Crude prices had fallen from about USD 75 per barrel in April to just USD 66.55 per barrel in June.
Image used for representational purposes
Image used for representational purposes

Falling gross refining margins and inventory gains have seen all three public sector oil marketing companies (OMC) post sharp decline in their net profits for the first quarter of the current financial year.

According to details filed with the stock exchanges, Indian Oil Corporation Ltd (IOCL), the country’s largest fuel retailer, saw net profit fall of 47 per cent year-on-year while Hindustan Petroleum Corporation Ltd (HPCL) and Bharat Petroleum Corporation Ltd (BPCL) recorded a net profit fall of 53 per cent each. 

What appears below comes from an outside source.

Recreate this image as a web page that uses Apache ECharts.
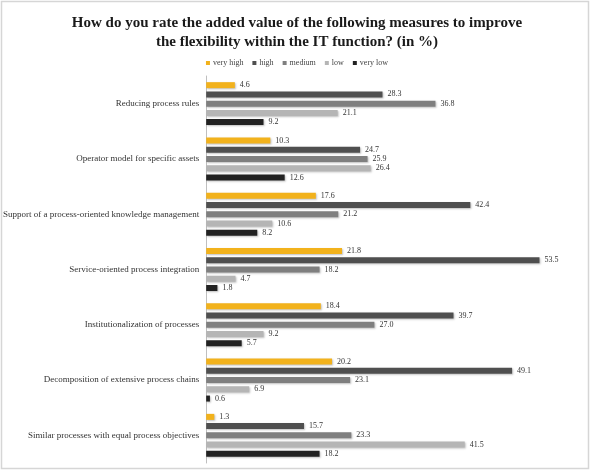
<!DOCTYPE html>
<html><head><meta charset="utf-8">
<script src="https://cdn.jsdelivr.net/npm/echarts@6/dist/echarts.min.js"></script>
<style>html,body{margin:0;padding:0;background:#fff}#c{width:594px;height:471px}</style>
</head><body><div id="c"></div>
<script>
const categories = [
  "Reducing process rules",
  "Operator model for specific assets",
  "Support of a process-oriented knowledge management",
  "Service-oriented process integration",
  "Institutionalization of processes",
  "Decomposition of extensive process chains",
  "Similar processes with equal process objectives"
];
const seriesNames = ["very high", "high", "medium", "low", "very low"];
const veryHigh = [4.6, 10.3, 17.6, 21.8, 18.4, 20.2, 1.3];
const high     = [28.3, 24.7, 42.4, 53.5, 39.7, 49.1, 15.7];
const medium   = [36.8, 25.9, 21.2, 18.2, 27.0, 23.1, 23.3];
const low      = [21.1, 26.4, 10.6, 4.7, 9.2, 6.9, 41.5];
const veryLow  = [9.2, 12.6, 8.2, 1.8, 5.7, 0.6, 18.2];
const colors = ["#F2B21C", "#4f4f4f", "#7f7f7f", "#b5b5b5", "#222222"];
const values = [veryHigh, high, medium, low, veryLow];

const FONT = "Liberation Serif";
const chart = echarts.init(document.getElementById('c'));
chart.setOption({
  animation: false,
  color: colors,
  title: {
    text: "How do you rate the added value of the following measures to improve\nthe flexibility within the IT function? (in %)",
    left: 'center', top: 9,
    textStyle: {fontFamily: FONT, fontWeight: 'bold', fontSize: 15, lineHeight: 19, color: '#1a1a1a'}
  },
  legend: {
    data: seriesNames, top: 54, left: 'center',
    itemWidth: 4, itemHeight: 4, itemGap: 9, icon: 'rect',
    textStyle: {fontFamily: FONT, fontSize: 8, color: '#444', padding: [0,0,0,-2]}
  },
  graphic: [{type: 'rect', shape: {x: 1.5, y: 1.5, width: 587, height: 467}, style: {fill: null, stroke: '#d6d6d6', lineWidth: 1.5}, silent: true}],
  grid: {left: 203, top: 76, width: 377, height: 387, containLabel: false},
  xAxis: {type: 'value', min: 0, max: 60, show: false},
  yAxis: {
    type: 'category', data: categories, inverse: true,
    axisLine: {lineStyle: {color: '#bfbfbf'}}, axisTick: {show: false},
    axisLabel: {fontFamily: FONT, fontSize: 9, color: '#333', margin: 7}
  },
  series: seriesNames.map((n, i) => ({
    name: n, type: 'bar', data: values[i],
    barWidth: 6, barGap: '54%',
    itemStyle: {color: colors[i], shadowColor: 'rgba(0,0,0,0.25)', shadowBlur: 2, shadowOffsetX: 1, shadowOffsetY: 1},
    label: {show: true, position: 'right', distance: 5, fontFamily: FONT, fontSize: 8, color: '#333',
      formatter: p => p.value.toFixed(1)}
  }))
});
</script></body></html>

“The decrease in profit is due to sharp decline in crude prices in the months of May and June 2019 leading to inventory loses both at refinery and marketing, and also lower average cracks for all products except for LPG and fuel oil,” HPCL chairman and MD Mukesh K Surana said. 

Market data shows that Brent crude prices had fallen from nearly $75 per barrel on April 23 to just USD 66.55 per barrel at the end of June, resulting in heavy inventory losses in the case of HPCL and BPCL, and a sharp decline in Indian Oil’s inventory gain on a year-on-year basis. 

Oil marketing companies record inventory gains when a company buys raw material (crude oil in case of IOCL) at a given price, but by the time it is able to process and convert it into consumable products (fuel in case of IOCL), prices have moved up. And, since the final product is sold at a prevailing market price, the company books an inventory gain, or a loss, as in the case of HPCL and BPCL. 

IOCL reported a consolidated net profit of Rs 3,737.50 crore, or Rs 4.07 per share, compared with Rs 7,092.42 crore, or Rs 7.48 a share, in the corresponding period a year ago, the company said in a statement, adding, “The variation is majorly on account of lower inventory gain during the quarter.”

IOCL recorded an inventory gain of Rs 2,362 crore as opposed to Rs 7,065 crore gain in the April-June 2018 period. Its compatriot HPCL recorded an inventory loss of Rs 535 crore in Q1 compared to an inventory gain of Rs 2,332 crore a year ago, while BPCL recorded an inventory loss of Rs 1,611.56 crore against an inventory gain of Rs 2,304 crore in the first quarter of the previous fiscal. 

All three firms’ gross refining margins (GRM) have also tanked sharply during the period. IOCL earned $4.69 on turning every barrel of crude oil into fuel in April-June, down from $10.21 per barrel average GRM in the corresponding quarter of the previous financial year.